* _Requirements_: Repeat the records below exactly as they appear.

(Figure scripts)
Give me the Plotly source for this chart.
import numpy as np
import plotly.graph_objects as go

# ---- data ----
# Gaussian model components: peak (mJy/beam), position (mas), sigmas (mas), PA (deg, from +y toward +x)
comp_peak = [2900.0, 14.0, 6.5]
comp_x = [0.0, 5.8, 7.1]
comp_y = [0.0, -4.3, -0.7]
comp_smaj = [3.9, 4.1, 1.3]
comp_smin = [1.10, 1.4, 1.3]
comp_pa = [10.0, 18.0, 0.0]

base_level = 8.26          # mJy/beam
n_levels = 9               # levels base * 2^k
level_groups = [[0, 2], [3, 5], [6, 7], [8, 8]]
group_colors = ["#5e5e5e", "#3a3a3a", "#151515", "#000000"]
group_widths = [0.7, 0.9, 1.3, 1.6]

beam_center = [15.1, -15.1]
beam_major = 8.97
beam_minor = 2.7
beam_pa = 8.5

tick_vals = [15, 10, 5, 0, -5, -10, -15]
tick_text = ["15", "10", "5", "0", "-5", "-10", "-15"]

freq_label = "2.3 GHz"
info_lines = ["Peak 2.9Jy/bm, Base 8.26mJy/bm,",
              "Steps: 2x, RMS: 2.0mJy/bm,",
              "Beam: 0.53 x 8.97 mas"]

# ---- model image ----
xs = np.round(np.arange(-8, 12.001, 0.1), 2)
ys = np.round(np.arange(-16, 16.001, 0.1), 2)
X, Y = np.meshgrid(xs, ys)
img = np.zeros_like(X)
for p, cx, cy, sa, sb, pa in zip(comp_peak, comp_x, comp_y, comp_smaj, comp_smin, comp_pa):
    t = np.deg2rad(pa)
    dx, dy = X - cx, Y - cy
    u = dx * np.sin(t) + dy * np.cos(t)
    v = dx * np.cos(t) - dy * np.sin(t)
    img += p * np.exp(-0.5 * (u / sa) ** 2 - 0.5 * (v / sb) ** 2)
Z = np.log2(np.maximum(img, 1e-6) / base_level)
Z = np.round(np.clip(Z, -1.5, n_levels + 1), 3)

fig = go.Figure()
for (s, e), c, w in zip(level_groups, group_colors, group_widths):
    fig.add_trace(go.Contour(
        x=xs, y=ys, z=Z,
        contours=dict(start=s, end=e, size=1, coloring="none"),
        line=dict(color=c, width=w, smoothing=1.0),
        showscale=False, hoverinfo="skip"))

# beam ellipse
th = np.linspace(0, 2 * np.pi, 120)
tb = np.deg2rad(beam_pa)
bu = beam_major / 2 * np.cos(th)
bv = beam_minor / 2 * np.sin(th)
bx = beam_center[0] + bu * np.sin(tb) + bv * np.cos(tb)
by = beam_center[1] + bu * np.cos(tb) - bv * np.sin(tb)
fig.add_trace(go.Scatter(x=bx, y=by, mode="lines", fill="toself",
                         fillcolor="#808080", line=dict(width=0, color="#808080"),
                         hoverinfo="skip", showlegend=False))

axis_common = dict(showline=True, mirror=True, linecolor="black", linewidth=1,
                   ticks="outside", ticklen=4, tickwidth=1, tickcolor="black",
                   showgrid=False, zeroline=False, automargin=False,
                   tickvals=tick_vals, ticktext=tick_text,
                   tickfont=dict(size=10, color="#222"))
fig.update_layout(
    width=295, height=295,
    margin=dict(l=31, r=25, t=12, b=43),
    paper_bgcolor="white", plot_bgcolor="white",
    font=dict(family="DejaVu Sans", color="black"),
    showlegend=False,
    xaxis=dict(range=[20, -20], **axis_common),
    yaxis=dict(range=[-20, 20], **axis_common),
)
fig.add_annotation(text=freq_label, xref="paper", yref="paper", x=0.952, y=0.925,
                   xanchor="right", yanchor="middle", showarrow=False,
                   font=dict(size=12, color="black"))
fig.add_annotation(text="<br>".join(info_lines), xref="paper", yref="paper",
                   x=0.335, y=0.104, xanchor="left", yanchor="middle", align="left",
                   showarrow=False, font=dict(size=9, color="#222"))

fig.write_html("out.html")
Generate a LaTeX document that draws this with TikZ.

* _Result_:
Give me the Plotly source for this chart.
import numpy as np
import plotly.graph_objects as go

# ---- data ----
# Gaussian model components: peak (mJy/beam), position (mas), sigmas (mas), PA (deg, from +y toward +x)
comp_peak = [2900.0, 14.0, 6.5]
comp_x = [0.0, 5.8, 7.1]
comp_y = [0.0, -4.3, -0.7]
comp_smaj = [3.9, 4.1, 1.3]
comp_smin = [1.10, 1.4, 1.3]
comp_pa = [10.0, 18.0, 0.0]

base_level = 8.26          # mJy/beam
n_levels = 9               # levels base * 2^k
level_groups = [[0, 2], [3, 5], [6, 7], [8, 8]]
group_colors = ["#5e5e5e", "#3a3a3a", "#151515", "#000000"]
group_widths = [0.7, 0.9, 1.3, 1.6]

beam_center = [15.1, -15.1]
beam_major = 8.97
beam_minor = 2.7
beam_pa = 8.5

tick_vals = [15, 10, 5, 0, -5, -10, -15]
tick_text = ["15", "10", "5", "0", "-5", "-10", "-15"]

freq_label = "2.3 GHz"
info_lines = ["Peak 2.9Jy/bm, Base 8.26mJy/bm,",
              "Steps: 2x, RMS: 2.0mJy/bm,",
              "Beam: 0.53 x 8.97 mas"]

# ---- model image ----
xs = np.round(np.arange(-8, 12.001, 0.1), 2)
ys = np.round(np.arange(-16, 16.001, 0.1), 2)
X, Y = np.meshgrid(xs, ys)
img = np.zeros_like(X)
for p, cx, cy, sa, sb, pa in zip(comp_peak, comp_x, comp_y, comp_smaj, comp_smin, comp_pa):
    t = np.deg2rad(pa)
    dx, dy = X - cx, Y - cy
    u = dx * np.sin(t) + dy * np.cos(t)
    v = dx * np.cos(t) - dy * np.sin(t)
    img += p * np.exp(-0.5 * (u / sa) ** 2 - 0.5 * (v / sb) ** 2)
Z = np.log2(np.maximum(img, 1e-6) / base_level)
Z = np.round(np.clip(Z, -1.5, n_levels + 1), 3)

fig = go.Figure()
for (s, e), c, w in zip(level_groups, group_colors, group_widths):
    fig.add_trace(go.Contour(
        x=xs, y=ys, z=Z,
        contours=dict(start=s, end=e, size=1, coloring="none"),
        line=dict(color=c, width=w, smoothing=1.0),
        showscale=False, hoverinfo="skip"))

# beam ellipse
th = np.linspace(0, 2 * np.pi, 120)
tb = np.deg2rad(beam_pa)
bu = beam_major / 2 * np.cos(th)
bv = beam_minor / 2 * np.sin(th)
bx = beam_center[0] + bu * np.sin(tb) + bv * np.cos(tb)
by = beam_center[1] + bu * np.cos(tb) - bv * np.sin(tb)
fig.add_trace(go.Scatter(x=bx, y=by, mode="lines", fill="toself",
                         fillcolor="#808080", line=dict(width=0, color="#808080"),
                         hoverinfo="skip", showlegend=False))

axis_common = dict(showline=True, mirror=True, linecolor="black", linewidth=1,
                   ticks="outside", ticklen=4, tickwidth=1, tickcolor="black",
                   showgrid=False, zeroline=False, automargin=False,
                   tickvals=tick_vals, ticktext=tick_text,
                   tickfont=dict(size=10, color="#222"))
fig.update_layout(
    width=295, height=295,
    margin=dict(l=31, r=25, t=12, b=43),
    paper_bgcolor="white", plot_bgcolor="white",
    font=dict(family="DejaVu Sans", color="black"),
    showlegend=False,
    xaxis=dict(range=[20, -20], **axis_common),
    yaxis=dict(range=[-20, 20], **axis_common),
)
fig.add_annotation(text=freq_label, xref="paper", yref="paper", x=0.952, y=0.925,
                   xanchor="right", yanchor="middle", showarrow=False,
                   font=dict(size=12, color="black"))
fig.add_annotation(text="<br>".join(info_lines), xref="paper", yref="paper",
                   x=0.335, y=0.104, xanchor="left", yanchor="middle", align="left",
                   showarrow=False, font=dict(size=9, color="#222"))

fig.write_html("out.html")
Generate a LaTeX document that draws this with TikZ.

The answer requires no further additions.